Hawkeye compares the scalp to "the leaf [page] of a book, and each hair a letter." One of the racist arguments against Indigenous rights in the United States and around the world was that their illiteracy meant that they lacked intelligence. In the 18th and 19th centuries, the emerging field of anthropology claimed that reading and writing (technologies that were much more common in Europe than in many other societies around the world) signified a more evolved species of human. Hawkeye's simile allows him to reframe the practice of "reading" a scalp as a form of literacy. Using logos, or a persuasive appeal to logic, he suggests that, in fact, American Indians are better readers than "Christian whites" in certain contexts.

Hawkeye's argument still depends on the Euro-centric assumption that literacy is a sign of evolved intelligence. Furthermore, Cooper does not necessarily provide an accurate view of the complex cultural customs surrounding the removal of scalps and other body parts from enemies' bodies. Still, Cooper seems to be speaking through Hawkeye to implore white readers not to dismiss American Indians' intelligence and humanity outright.

Chapter 22
Explanation and Analysis—True and Living God:

In Chapter 22, David Gamut (who is still being held hostage by the Mingos but has been allowed to roam free) tells Hawkeye that the Mingos are devil worshippers who are surely going to hell. Hawkeye uses logos to defend all American Indians from such accusations:

"[...]t would seem that they are among the profanest of the idolatrous.”

“Therein you belie the nature of an Indian. Even the Mingo adores but the true and living God. ’Tis a wicked fabrication of the whites, and I say it to the shame of my color, that would make the warrior bow down before images of his own creation. It is true, they endeavor to make truces with the wicked one—as who would not with an enemy he cannot conquer! —but they look up for favor and assistance to the Great and Good Spirit only.”

Hawkeye is speaking for Cooper, who is addressing common misconceptions among white people about American Indians and religion. Hawkeye tells David that he is wrong: in fact, "even the Mingo" (one of the enemies in this novel) worships the same God as Christians. He claims that sometimes Mingoes and other American Indians make deals with the devil, but only because the devil cannot be vanquished in their society. Even white Christians would do the same, he argues. He tells David that just because American Indian representations of God do not look like the image of a white person does not mean that American Indian people do not look up to "the Great and Good Spirit only." In fact, he states, it is "shameful" that white men have attempted to trick American Indians into believing that God looks like them.

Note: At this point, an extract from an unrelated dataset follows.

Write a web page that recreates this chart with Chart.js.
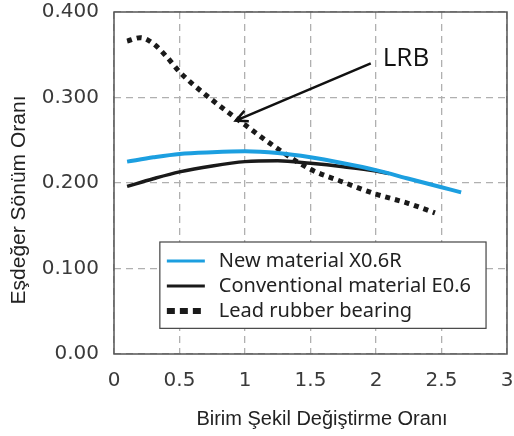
<!DOCTYPE html>
<html>
<head>
<meta charset="utf-8">
<script src="https://cdn.jsdelivr.net/npm/chart.js@4"></script>
<style>
  html, body { margin: 0; padding: 0; background: #fff; }
  #box { width: 514px; height: 436px; }
</style>
</head>
<body>
<div id="box"><canvas id="myChart"></canvas></div>
<script>
var xTicks = [0, 0.5, 1, 1.5, 2, 2.5, 3];
var yTicks = [0, 0.1, 0.2, 0.3, 0.4];

var seriesNames = ["New material X0.6R", "Conventional material E0.6", "Lead rubber bearing"];

var newX = [0.1, 0.3, 0.5, 0.75, 1.0, 1.25, 1.5, 1.75, 2.0, 2.25, 2.5, 2.65];
var newY = [0.225, 0.230, 0.234, 0.236, 0.237, 0.235, 0.230, 0.223, 0.215, 0.205, 0.195, 0.189];

var convX = [0.1, 0.3, 0.5, 0.75, 1.0, 1.25, 1.5, 1.75, 2.0, 2.1];
var convY = [0.196, 0.205, 0.213, 0.220, 0.225, 0.226, 0.223, 0.219, 0.214, 0.211];

var lrbX = [0.1, 0.2, 0.3, 0.4, 0.5, 0.75, 1.0, 1.25, 1.5, 1.75, 2.0, 2.25, 2.45];
var lrbY = [0.366, 0.370, 0.363, 0.348, 0.330, 0.297, 0.268, 0.240, 0.216, 0.201, 0.187, 0.176, 0.165];

var xTitle = "Birim Şekil Değiştirme Oranı";
var yTitle = "Eşdeğer Sönüm Oranı";
var arrowText = "LRB";

const pts = (xs, ys) => xs.map((x, i) => ({ x: x, y: ys[i] }));

var blue = "#1c9fe0";
var black = "#1a1a1a";

// frame, axis titles, LRB arrow and the boxed legend
var extras = {
    id: "extras",
    afterDatasetsDraw(chart) {
        const ctx = chart.ctx;
        const a = chart.chartArea;
        const xs = chart.scales.x, ys = chart.scales.y;
        ctx.save();

        ctx.strokeStyle = "#555";
        ctx.lineWidth = 1.5;
        ctx.strokeRect(a.left, a.top, a.right - a.left, a.bottom - a.top);

        // arrow
        const x0 = xs.getPixelForValue(1.96), y0 = ys.getPixelForValue(0.340);
        const x1 = xs.getPixelForValue(0.93), y1 = ys.getPixelForValue(0.273);
        ctx.strokeStyle = "#111";
        ctx.lineWidth = 2.5;
        ctx.beginPath();
        ctx.moveTo(x0, y0);
        ctx.lineTo(x1, y1);
        const ang = Math.atan2(y1 - y0, x1 - x0);
        ctx.moveTo(x1 - 13 * Math.cos(ang - 0.45), y1 - 13 * Math.sin(ang - 0.45));
        ctx.lineTo(x1, y1);
        ctx.lineTo(x1 - 13 * Math.cos(ang + 0.45), y1 - 13 * Math.sin(ang + 0.45));
        ctx.stroke();

        ctx.fillStyle = "#111";
        ctx.font = "26px 'Open Sans'";
        ctx.textBaseline = "middle";
        ctx.textAlign = "left";
        ctx.fillText(arrowText, x0 + 12, y0 - 5);

        // legend
        const lx = xs.getPixelForValue(0.35), rx = xs.getPixelForValue(2.84);
        const ty = ys.getPixelForValue(0.131), by = ys.getPixelForValue(0.030);
        ctx.fillStyle = "#fff";
        ctx.fillRect(lx, ty, rx - lx, by - ty);
        ctx.strokeStyle = "#444";
        ctx.lineWidth = 1.2;
        ctx.strokeRect(lx, ty, rx - lx, by - ty);

        ctx.font = "20px 'Noto Sans'";
        chart.data.datasets.forEach((ds, i) => {
            const cy = ty + 19 + i * 25;
            ctx.strokeStyle = ds.borderColor;
            if (ds.borderDash.length) {
                ctx.lineWidth = 6;
                ctx.setLineDash([8, 5]);
            } else {
                ctx.lineWidth = 3;
                ctx.setLineDash([]);
            }
            ctx.beginPath();
            ctx.moveTo(lx + 7, cy);
            ctx.lineTo(lx + 45, cy);
            ctx.stroke();
            ctx.setLineDash([]);
            ctx.fillStyle = "#222";
            ctx.fillText(ds.label, lx + 59, cy);
        });

        // axis titles
        ctx.fillStyle = "#222";
        ctx.font = "20px 'Liberation Sans'";
        ctx.textAlign = "center";
        ctx.fillText(xTitle, 322, 419);
        ctx.font = "21px 'Liberation Sans'";
        ctx.translate(19, 200);
        ctx.rotate(-Math.PI / 2);
        ctx.fillText(yTitle, 0, 0);
        ctx.restore();
    }
};

new Chart("myChart", {
    type: "line",
    data: {
        datasets: [{
            label: seriesNames[0],
            data: pts(newX, newY),
            borderColor: blue,
            borderWidth: 4,
            borderDash: []
        }, {
            label: seriesNames[1],
            data: pts(convX, convY),
            borderColor: black,
            borderWidth: 3.5,
            borderDash: []
        }, {
            label: seriesNames[2],
            data: pts(lrbX, lrbY),
            borderColor: black,
            borderWidth: 5,
            borderDash: [5, 5]
        }]
    },
    options: {
        animation: false,
        responsive: true,
        maintainAspectRatio: false,
        layout: { padding: { top: 12, right: 7, left: 0, bottom: 0 } },
        elements: {
            point: { radius: 0 },
            line: { tension: 0.4, cubicInterpolationMode: "monotone", fill: false }
        },
        plugins: {
            legend: { display: false },
            tooltip: { enabled: false }
        },
        scales: {
            x: {
                type: "linear",
                min: 0,
                max: 3,
                afterBuildTicks: (s) => { s.ticks = xTicks.map(v => ({ value: v })); },
                afterFit: (s) => { s.height = 82; s.paddingLeft = 0; s.paddingRight = 0; },
                ticks: {
                    padding: 15,
                    color: "#3a3a3a",
                    font: { family: "DejaVu Sans", size: 20 },
                    maxRotation: 0,
                    callback: (v) => String(v)
                },
                grid: { color: "#b0b0b0", lineWidth: 1.3, drawTicks: false },
                border: { display: false, dash: [7, 5] }
            },
            y: {
                min: 0,
                max: 0.4,
                afterBuildTicks: (s) => { s.ticks = yTicks.map(v => ({ value: v })); },
                afterFit: (s) => { s.width = 114; s.paddingTop = 0; s.paddingBottom = 0; },
                ticks: {
                    padding: 15,
                    color: "#3a3a3a",
                    font: { family: "DejaVu Sans", size: 20 },
                    callback: (v) => v === 0 ? "0.00" : v.toFixed(3)
                },
                grid: { color: "#b0b0b0", lineWidth: 1.3, drawTicks: false },
                border: { display: false, dash: [7, 5] }
            }
        }
    },
    plugins: [extras]
});
</script>
</body>
</html>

Hawkeye's picture of American Indian religion is simplistic and in some senses downright inaccurate. Nonetheless, Cooper gives him a soapbox in order to push back on a dominant Christian narrative about the "wickedness" of American Indians simply because their religious practices look different from white Christian religious practices. Hawkeye's choice to defend the Mingoes, who are holding Cora and Alice captive, demonstrates just how important it is to Cooper to refute this narrative. It also demonstrates Hawkeye's moral character: he is a principled person who refuses to let people sully even his enemies on false grounds.